Una mujer de treinta y tantos, con aspecto europeo, aparece con dos niñas de unos seis y cuatro años y un niño que no pasa de dos. Los tres desenfundan dos minúsculos violines y un violonchelo, se encaraman a una modesta estructura para juegos infantiles y empiezan a tocar. La mujer les observa desde un banco en el que se ha sentado junto al carrito del más pequeño. Alrededor de los músicos empieza a concentrarse un grupo de personas, la mayoría con aspecto de mendigos o desocupados pobres. Los niños se mantienen concentrados y serios y a los adultos se les ilumina la cara de admiración y ternura. Cuando termina una pieza, todos aplauden. Y entonces uno de ellos, un negro bajito y delgado, rebusca en sus bolsillos, selecciona concienzudamente lo que ha sacado en la mano, como contando, escoge una moneda y se acerca a dejarla en la funda abierta del violonchelo.

Hojeo el periódico. En la sección local de Opinión del Lector hay una carta de Mara Rabadán que se titula Y la música en Madrid, ¿qué? Se queja de que haya actuado un grupo de la talla de Depeche Mode, que hacía años que no daba aquí un concierto, al que asistieron miles de personas; se queja de que nos quejemos de la mala gestión cultural del Ayuntamiento y medios de comunicación como éste no hayan considerado importante cubrir esa información. Se pregunta qué sucedería si después de un partido Real Madrid-Atlético de Madrid el periódico no escribiese una sola línea al respecto.

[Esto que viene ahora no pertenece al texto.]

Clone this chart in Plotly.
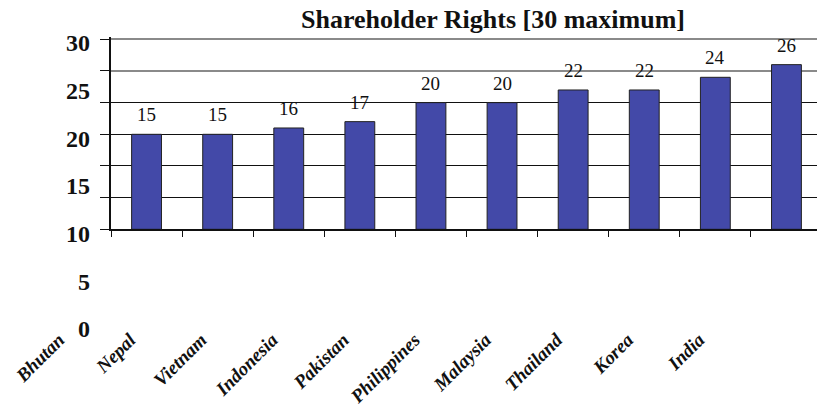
import plotly.graph_objects as go

categories = ["Bhutan", "Nepal", "Vietnam", "Indonesia", "Pakistan",
              "Philippines", "Malaysia", "Thailand", "Korea", "India"]
values = [15, 15, 16, 17, 20, 20, 22, 22, 24, 26]
y_ticks = [0, 5, 10, 15, 20, 25, 30]
title_text = "Shareholder Rights [30 maximum]"

W, H = 817, 413
def px(x):
    return x / W
def py(y):
    return 1 - y / H

slot = 71.1
serif = "Liberation Serif"

# main plot: value 0 at y=229.3 px, value 30 at y=39.3 px; range a bit past 30 so the top grid line is kept
y_bottom, y_top30 = 229.3, 39.3
unit = (y_bottom - y_top30) / 30.0
y_max = 30.3
y_top = y_bottom - y_max * unit

fig = go.Figure()
fig.add_trace(go.Bar(
    x=categories, y=values, xaxis="x", yaxis="y",
    marker=dict(color="#4349A8", line=dict(color="#222222", width=1)),
    width=0.42, hoverinfo="skip", showlegend=False,
))
fig.add_trace(go.Scatter(x=categories, y=[None] * len(categories), xaxis="x", yaxis="y3",
                         mode="markers", marker=dict(opacity=0), hoverinfo="skip",
                         showlegend=False))
fig.add_trace(go.Scatter(x=categories, y=[None] * len(categories), xaxis="x2", yaxis="y2",
                         mode="markers", marker=dict(opacity=0), hoverinfo="skip",
                         showlegend=False))

annotations = []
for c, v in zip(categories, values):
    annotations.append(dict(x=c, y=v, xref="x", yref="y", text=str(v), showarrow=False,
                            yanchor="bottom", yshift=7,
                            font=dict(family=serif, size=19, color="#111111")))
annotations.append(dict(x=px(493), y=py(20), xref="paper", yref="paper", text="<b>" + title_text + "</b>",
                        showarrow=False, xanchor="center", yanchor="middle",
                        font=dict(family=serif, size=26, color="#111111")))

x0 = 111
fig.update_layout(
    width=W, height=H,
    margin=dict(l=0, r=0, t=0, b=0, pad=0, autoexpand=False),
    paper_bgcolor="white", plot_bgcolor="rgba(0,0,0,0)",
    showlegend=False,
    xaxis=dict(domain=[px(x0), 1], anchor="y", type="category", categoryarray=categories,
               range=[-0.5, -0.5 + (W - x0) / slot], tickson="boundaries",
               ticks="outside", ticklen=6, tickcolor="#111111", showticklabels=False,
               showline=True, linecolor="#111111", linewidth=1.5, showgrid=False,
               automargin=False, fixedrange=True),
    yaxis=dict(domain=[py(y_bottom), py(y_top)], anchor="x", range=[0, y_max],
               tickvals=y_ticks, showticklabels=False, ticks="outside", ticklen=9,
               tickcolor="#111111", showline=True, linecolor="#111111", linewidth=1.5,
               showgrid=True, gridcolor="#111111", gridwidth=1, zeroline=False,
               automargin=False, fixedrange=True),
    yaxis3=dict(overlaying="y", anchor="x", range=[0, y_max], tickvals=[25, 30],
                showticklabels=False, ticks="", showline=False, showgrid=True,
                gridcolor="#8a8a8a", gridwidth=2, zeroline=False, automargin=False,
                fixedrange=True),
    xaxis2=dict(domain=[0, 1], anchor="free", position=py(324), type="category",
                categoryarray=categories,
                range=[-59 / slot, -59 / slot + W / slot], tickangle=-45,
                ticks="", showline=False, showgrid=False, zeroline=False,
                tickfont=dict(family=serif, size=19, color="#111111"),
                tickvals=categories, ticktext=["<b><i>" + c + "</i></b>" for c in categories],
                automargin=False, fixedrange=True),
    yaxis2=dict(domain=[py(329), py(43)], anchor="free", position=px(90), side="left",
                range=[0, 30], tickvals=y_ticks, ticks="", showline=False, showgrid=False,
                zeroline=False,
                tickfont=dict(family=serif, size=24, color="#111111"),
                ticktext=["<b>" + str(t) + "</b>" for t in y_ticks],
                automargin=False, fixedrange=True),
    annotations=annotations,
)

fig.write_html("out.html", config=dict(displayModeBar=False),
               post_script="document.body.style.margin='0';document.body.style.overflow='hidden';")
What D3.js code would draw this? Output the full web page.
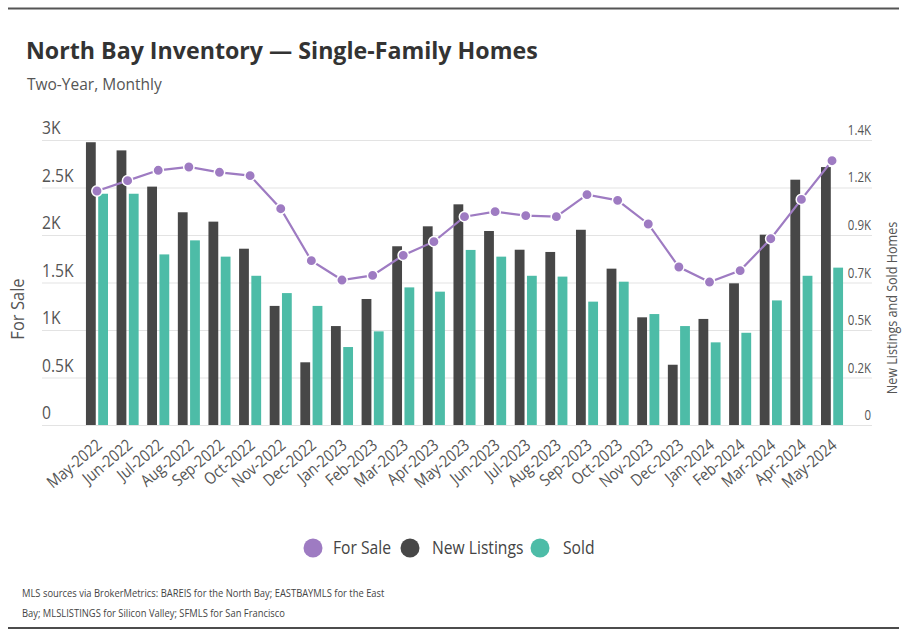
<!DOCTYPE html>
<html><head><meta charset="utf-8">
<script src="https://cdn.jsdelivr.net/npm/d3@7"></script>
<style>
body{margin:0;background:#fff;}
svg{display:block;}
text{font-family:'Open Sans','Noto Sans',sans-serif;}
</style></head>
<body>
<svg id="c" width="907" height="632"></svg>
<script>
const months = ["May-2022","Jun-2022","Jul-2022","Aug-2022","Sep-2022","Oct-2022","Nov-2022","Dec-2022","Jan-2023","Feb-2023","Mar-2023","Apr-2023","May-2023","Jun-2023","Jul-2023","Aug-2023","Sep-2023","Oct-2023","Nov-2023","Dec-2023","Jan-2024","Feb-2024","Mar-2024","Apr-2024","May-2024"];
const forSale = [2463,2572,2681,2716,2660,2625,2277,1730,1526,1575,1786,1930,2193,2246,2204,2193,2425,2365,2116,1663,1505,1625,1961,2375,2782];
const newListings = [1389,1349,1171,1045,999,866,585,308,486,619,878,976,1084,953,861,850,959,768,529,296,521,696,935,1205,1267];
const sold = [1136,1136,838,907,827,733,648,585,383,460,676,655,860,827,733,729,606,704,545,486,406,453,612,733,773];
const leftTicks = [0,500,1000,1500,2000,2500,3000];
const leftTickLabels = ["0","0.5K","1K","1.5K","2K","2.5K","3K"];
const rightTicks = [0,233.33,466.67,700,933.33,1166.67,1400];
const rightTickLabels = ["0","0.2K","0.5K","0.7K","0.9K","1.2K","1.4K"];
const seriesNames = ["For Sale","New Listings","Sold"];
const colors = ["#9e7bc2","#474747","#4dbca7"];

(function(){
const svg = d3.select("#c");

svg.append("line").attr("x1",8).attr("x2",899).attr("y1",8.5).attr("y2",8.5).attr("stroke","#555").attr("stroke-width",2);
svg.append("line").attr("x1",8).attr("x2",899).attr("y1",628).attr("y2",628).attr("stroke","#111").attr("stroke-width",1.5);

svg.append("text").attr("x",26).attr("y",59).attr("font-weight",700).attr("font-size",23.2)
  .attr("fill","#333").text("North Bay Inventory — Single-Family Homes");
svg.append("text").attr("x",27).attr("y",90).attr("font-size",15.5)
  .attr("fill","#555").text("Two-Year, Monthly");

const pTop = 140, pBottom = 425, gl = 42, gr = 872;
const x = d3.scaleBand().domain(months).range([83.5,845.5]).paddingInner(0.28).paddingOuter(0.08);
const x1 = d3.scaleBand().domain(["n","s"]).range([0,x.bandwidth()]).paddingInner(0.2);
const yL = d3.scaleLinear().domain([0,3000]).range([pBottom,pTop]);
const yR = d3.scaleLinear().domain([0,1400]).range([pBottom,pTop]);

svg.append("g").selectAll("line").data(leftTicks).join("line")
  .attr("x1",gl).attr("x2",gr).attr("y1",d=>yL(d)+0.5).attr("y2",d=>yL(d)+0.5)
  .attr("stroke","#e3e3e3").attr("stroke-width",1.2);

svg.append("g").selectAll("text").data(leftTicks).join("text")
  .attr("transform",d=>`translate(${gl},${yL(d)-6}) scale(0.87,1)`).attr("font-size",18).attr("fill","#555")
  .text((d,i)=>leftTickLabels[i]);
svg.append("g").selectAll("text").data(rightTicks).join("text")
  .attr("transform",d=>`translate(${gr-1},${yR(d)-5}) scale(0.82,1)`).attr("text-anchor","end").attr("font-size",14).attr("fill","#555")
  .text((d,i)=>rightTickLabels[i]);

svg.append("text").attr("transform","translate(24,309) rotate(-90) scale(0.92,1)").attr("text-anchor","middle")
  .attr("font-size",18).attr("fill","#555").text("For Sale");
svg.append("text").attr("transform","translate(897,308) rotate(-90) scale(0.9,1)").attr("text-anchor","middle")
  .attr("font-size",14).attr("fill","#555").text("New Listings and Sold Homes");

const g = svg.append("g");
g.selectAll("rect.nl").data(newListings).join("rect").attr("class","nl")
  .attr("x",(d,i)=>x(months[i])+x1("n")).attr("width",x1.bandwidth())
  .attr("y",d=>yR(d)).attr("height",d=>pBottom-yR(d)).attr("fill",colors[1]);
g.selectAll("rect.sd").data(sold).join("rect").attr("class","sd")
  .attr("x",(d,i)=>x(months[i])+x1("s")).attr("width",x1.bandwidth())
  .attr("y",d=>yR(d)).attr("height",d=>pBottom-yR(d)).attr("fill",colors[2]);

const cx = (i)=>x(months[i])+x.bandwidth()/2;
const line = d3.line().x((d,i)=>cx(i)).y(d=>yL(d));
svg.append("path").datum(forSale).attr("d",line).attr("fill","none").attr("stroke",colors[0]).attr("stroke-width",2.2);
svg.append("g").selectAll("circle").data(forSale).join("circle")
  .attr("cx",(d,i)=>cx(i)).attr("cy",d=>yL(d)).attr("r",5.2)
  .attr("fill",colors[0]).attr("stroke","#fff").attr("stroke-width",1.5);

svg.append("g").selectAll("text").data(months).join("text")
  .attr("transform",(d,i)=>`translate(${cx(i)+6},${447}) rotate(-40) scale(0.87,1)`)
  .attr("text-anchor","end").attr("font-size",16.5).attr("fill","#555").text(d=>d);

const leg = [{n:seriesNames[0],c:colors[0],x:313,tx:333},{n:seriesNames[1],c:colors[1],x:410,tx:432},{n:seriesNames[2],c:colors[2],x:540,tx:563}];
const lg = svg.append("g").selectAll("g").data(leg).join("g");
lg.append("circle").attr("cx",d=>d.x).attr("cy",548).attr("r",9.5).attr("fill",d=>d.c);
lg.append("text").attr("transform",d=>`translate(${d.tx},554) scale(0.87,1)`).attr("font-size",18).attr("fill","#444").text(d=>d.n);

svg.append("text").attr("transform","translate(22,597) scale(0.92,1)").attr("font-size",10.2).attr("fill","#444")
  .text("MLS sources via BrokerMetrics: BAREIS for the North Bay; EASTBAYMLS for the East");
svg.append("text").attr("transform","translate(22,617) scale(0.92,1)").attr("font-size",10.2).attr("fill","#444")
  .text("Bay; MLSLISTINGS for Silicon Valley; SFMLS for San Francisco");
})();
</script>
</body></html>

Me dirijo a la Casa del Libro. En la Gran Vía ha aterrizado un montón de gente con banderas y bufandas futboleras y me acuerdo de Mara Rabadán, con quien estoy completamente de acuerdo. Los futboleros hablan italiano y algunos intentan ligar interceptando el paso a las chicas. No tengo ni idea de quiénes son, pero ya me enteraré, al menos por la prensa. Hay gente que no tiene ni idea de quiénes son Depeche Mode, pero no podrán enterarse ni por la prensa. Por supuesto, enseguida me enteré de que jugaba 'la Roma'. Pues vale. Pienso que la paranoia de la guerra no alcanza a esos forofos, que han volado a Madrid y parecen contentos. Pues vale. Subo con dos chicos en el ascensor de la librería, y uno de ellos dice al otro: '¿Y cómo sabes que en tu papela no hay ántrax?'. Me da un poco la risa, pero pienso que es una buena pregunta y que los consumidores que pertenezcan a grupos de riesgo, tipo el Congreso o el Senado de EE UU, deben estar pasándolas canutas.

Regresando a casa me encuentro con un amigo, sigue habiendo muchísimo ruido, pero conseguimos charlar un rato; después nos damos un besito en los labios para despedirnos; por detrás de mí se acerca un adolescente marroquí; cuando pasa a nuestro lado nos espeta: 'Maricones'. Pues vale.